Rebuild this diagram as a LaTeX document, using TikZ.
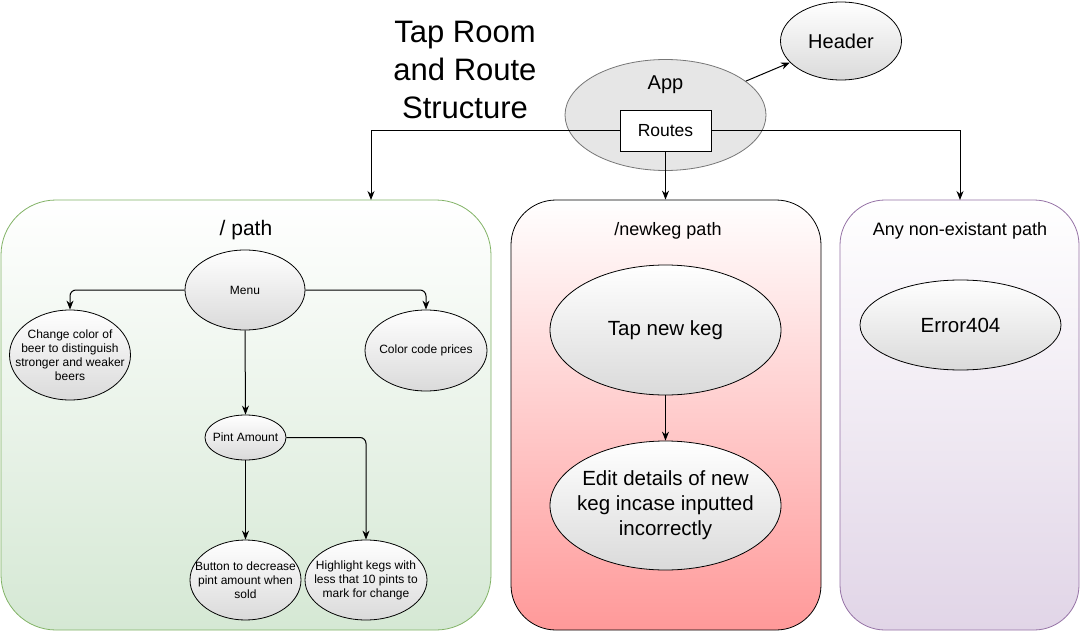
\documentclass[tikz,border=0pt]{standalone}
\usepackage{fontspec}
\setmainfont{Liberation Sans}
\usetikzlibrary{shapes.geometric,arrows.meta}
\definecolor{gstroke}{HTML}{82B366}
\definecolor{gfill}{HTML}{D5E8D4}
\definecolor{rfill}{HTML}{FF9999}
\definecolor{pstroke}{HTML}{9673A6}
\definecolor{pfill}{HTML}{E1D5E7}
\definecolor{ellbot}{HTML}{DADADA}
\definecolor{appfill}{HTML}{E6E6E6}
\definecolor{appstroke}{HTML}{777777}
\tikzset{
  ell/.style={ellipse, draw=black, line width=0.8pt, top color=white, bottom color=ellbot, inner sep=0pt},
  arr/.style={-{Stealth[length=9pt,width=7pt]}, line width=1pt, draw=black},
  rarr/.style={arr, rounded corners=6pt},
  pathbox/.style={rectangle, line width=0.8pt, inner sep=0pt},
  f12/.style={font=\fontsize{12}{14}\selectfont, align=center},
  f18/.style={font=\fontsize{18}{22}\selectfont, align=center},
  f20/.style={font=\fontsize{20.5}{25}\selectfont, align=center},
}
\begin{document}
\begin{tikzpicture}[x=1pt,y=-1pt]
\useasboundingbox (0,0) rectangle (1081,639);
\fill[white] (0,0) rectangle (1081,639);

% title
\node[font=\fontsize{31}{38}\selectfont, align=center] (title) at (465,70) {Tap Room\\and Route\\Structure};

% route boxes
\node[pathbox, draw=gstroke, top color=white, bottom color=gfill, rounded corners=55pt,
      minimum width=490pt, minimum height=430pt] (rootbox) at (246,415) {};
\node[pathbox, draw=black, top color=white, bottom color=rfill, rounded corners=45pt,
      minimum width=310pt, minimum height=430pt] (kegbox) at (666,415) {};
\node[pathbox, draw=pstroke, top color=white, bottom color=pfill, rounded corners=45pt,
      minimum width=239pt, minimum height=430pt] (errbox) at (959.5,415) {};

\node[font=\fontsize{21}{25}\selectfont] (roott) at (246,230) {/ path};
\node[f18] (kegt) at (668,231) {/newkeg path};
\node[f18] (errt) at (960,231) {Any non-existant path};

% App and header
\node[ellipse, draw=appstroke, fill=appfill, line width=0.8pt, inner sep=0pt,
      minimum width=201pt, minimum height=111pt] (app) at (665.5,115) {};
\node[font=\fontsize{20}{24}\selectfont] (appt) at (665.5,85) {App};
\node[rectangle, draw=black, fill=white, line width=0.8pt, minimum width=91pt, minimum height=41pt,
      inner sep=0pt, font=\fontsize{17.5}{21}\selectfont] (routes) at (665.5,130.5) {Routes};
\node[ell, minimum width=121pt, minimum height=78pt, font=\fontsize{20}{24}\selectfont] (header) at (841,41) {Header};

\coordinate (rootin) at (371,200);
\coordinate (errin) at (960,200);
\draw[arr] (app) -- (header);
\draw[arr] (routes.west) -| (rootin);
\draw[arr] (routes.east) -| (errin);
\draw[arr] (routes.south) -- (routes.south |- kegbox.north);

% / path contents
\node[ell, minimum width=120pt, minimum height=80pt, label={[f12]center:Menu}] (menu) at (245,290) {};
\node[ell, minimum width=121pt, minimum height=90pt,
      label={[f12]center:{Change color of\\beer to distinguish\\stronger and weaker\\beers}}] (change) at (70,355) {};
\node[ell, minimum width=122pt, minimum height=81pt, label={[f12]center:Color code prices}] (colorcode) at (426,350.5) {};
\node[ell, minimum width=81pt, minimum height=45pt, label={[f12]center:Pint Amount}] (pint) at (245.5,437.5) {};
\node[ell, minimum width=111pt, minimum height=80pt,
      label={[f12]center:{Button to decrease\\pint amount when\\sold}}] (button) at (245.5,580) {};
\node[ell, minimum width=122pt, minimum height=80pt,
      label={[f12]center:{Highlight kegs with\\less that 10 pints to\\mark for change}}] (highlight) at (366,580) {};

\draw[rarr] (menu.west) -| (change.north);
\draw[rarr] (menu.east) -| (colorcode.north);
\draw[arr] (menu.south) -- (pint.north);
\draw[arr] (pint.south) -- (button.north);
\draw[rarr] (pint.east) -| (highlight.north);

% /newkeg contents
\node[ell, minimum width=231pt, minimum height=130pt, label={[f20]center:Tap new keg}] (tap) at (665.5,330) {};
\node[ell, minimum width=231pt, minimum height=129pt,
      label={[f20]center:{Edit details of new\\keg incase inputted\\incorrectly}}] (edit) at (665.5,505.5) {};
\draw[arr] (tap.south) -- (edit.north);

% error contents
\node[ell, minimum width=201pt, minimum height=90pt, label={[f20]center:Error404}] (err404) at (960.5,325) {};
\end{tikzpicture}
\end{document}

WHAT YOU SHOULD DO
The data should be printed again unchanged; leave its pictures out.

RESULT
Rebuild this diagram as a LaTeX document, using TikZ.
\documentclass[tikz,border=0pt]{standalone}
\usepackage{fontspec}
\setmainfont{Liberation Sans}
\usetikzlibrary{shapes.geometric,arrows.meta}
\definecolor{gstroke}{HTML}{82B366}
\definecolor{gfill}{HTML}{D5E8D4}
\definecolor{rfill}{HTML}{FF9999}
\definecolor{pstroke}{HTML}{9673A6}
\definecolor{pfill}{HTML}{E1D5E7}
\definecolor{ellbot}{HTML}{DADADA}
\definecolor{appfill}{HTML}{E6E6E6}
\definecolor{appstroke}{HTML}{777777}
\tikzset{
  ell/.style={ellipse, draw=black, line width=0.8pt, top color=white, bottom color=ellbot, inner sep=0pt},
  arr/.style={-{Stealth[length=9pt,width=7pt]}, line width=1pt, draw=black},
  rarr/.style={arr, rounded corners=6pt},
  pathbox/.style={rectangle, line width=0.8pt, inner sep=0pt},
  f12/.style={font=\fontsize{12}{14}\selectfont, align=center},
  f18/.style={font=\fontsize{18}{22}\selectfont, align=center},
  f20/.style={font=\fontsize{20.5}{25}\selectfont, align=center},
}
\begin{document}
\begin{tikzpicture}[x=1pt,y=-1pt]
\useasboundingbox (0,0) rectangle (1081,639);
\fill[white] (0,0) rectangle (1081,639);

% title
\node[font=\fontsize{31}{38}\selectfont, align=center] (title) at (465,70) {Tap Room\\and Route\\Structure};

% route boxes
\node[pathbox, draw=gstroke, top color=white, bottom color=gfill, rounded corners=55pt,
      minimum width=490pt, minimum height=430pt] (rootbox) at (246,415) {};
\node[pathbox, draw=black, top color=white, bottom color=rfill, rounded corners=45pt,
      minimum width=310pt, minimum height=430pt] (kegbox) at (666,415) {};
\node[pathbox, draw=pstroke, top color=white, bottom color=pfill, rounded corners=45pt,
      minimum width=239pt, minimum height=430pt] (errbox) at (959.5,415) {};

\node[font=\fontsize{21}{25}\selectfont] (roott) at (246,230) {/ path};
\node[f18] (kegt) at (668,231) {/newkeg path};
\node[f18] (errt) at (960,231) {Any non-existant path};

% App and header
\node[ellipse, draw=appstroke, fill=appfill, line width=0.8pt, inner sep=0pt,
      minimum width=201pt, minimum height=111pt] (app) at (665.5,115) {};
\node[font=\fontsize{20}{24}\selectfont] (appt) at (665.5,85) {App};
\node[rectangle, draw=black, fill=white, line width=0.8pt, minimum width=91pt, minimum height=41pt,
      inner sep=0pt, font=\fontsize{17.5}{21}\selectfont] (routes) at (665.5,130.5) {Routes};
\node[ell, minimum width=121pt, minimum height=78pt, font=\fontsize{20}{24}\selectfont] (header) at (841,41) {Header};

\coordinate (rootin) at (371,200);
\coordinate (errin) at (960,200);
\draw[arr] (app) -- (header);
\draw[arr] (routes.west) -| (rootin);
\draw[arr] (routes.east) -| (errin);
\draw[arr] (routes.south) -- (routes.south |- kegbox.north);

% / path contents
\node[ell, minimum width=120pt, minimum height=80pt, label={[f12]center:Menu}] (menu) at (245,290) {};
\node[ell, minimum width=121pt, minimum height=90pt,
      label={[f12]center:{Change color of\\beer to distinguish\\stronger and weaker\\beers}}] (change) at (70,355) {};
\node[ell, minimum width=122pt, minimum height=81pt, label={[f12]center:Color code prices}] (colorcode) at (426,350.5) {};
\node[ell, minimum width=81pt, minimum height=45pt, label={[f12]center:Pint Amount}] (pint) at (245.5,437.5) {};
\node[ell, minimum width=111pt, minimum height=80pt,
      label={[f12]center:{Button to decrease\\pint amount when\\sold}}] (button) at (245.5,580) {};
\node[ell, minimum width=122pt, minimum height=80pt,
      label={[f12]center:{Highlight kegs with\\less that 10 pints to\\mark for change}}] (highlight) at (366,580) {};

\draw[rarr] (menu.west) -| (change.north);
\draw[rarr] (menu.east) -| (colorcode.north);
\draw[arr] (menu.south) -- (pint.north);
\draw[arr] (pint.south) -- (button.north);
\draw[rarr] (pint.east) -| (highlight.north);

% /newkeg contents
\node[ell, minimum width=231pt, minimum height=130pt, label={[f20]center:Tap new keg}] (tap) at (665.5,330) {};
\node[ell, minimum width=231pt, minimum height=129pt,
      label={[f20]center:{Edit details of new\\keg incase inputted\\incorrectly}}] (edit) at (665.5,505.5) {};
\draw[arr] (tap.south) -- (edit.north);

% error contents
\node[ell, minimum width=201pt, minimum height=90pt, label={[f20]center:Error404}] (err404) at (960.5,325) {};
\end{tikzpicture}
\end{document}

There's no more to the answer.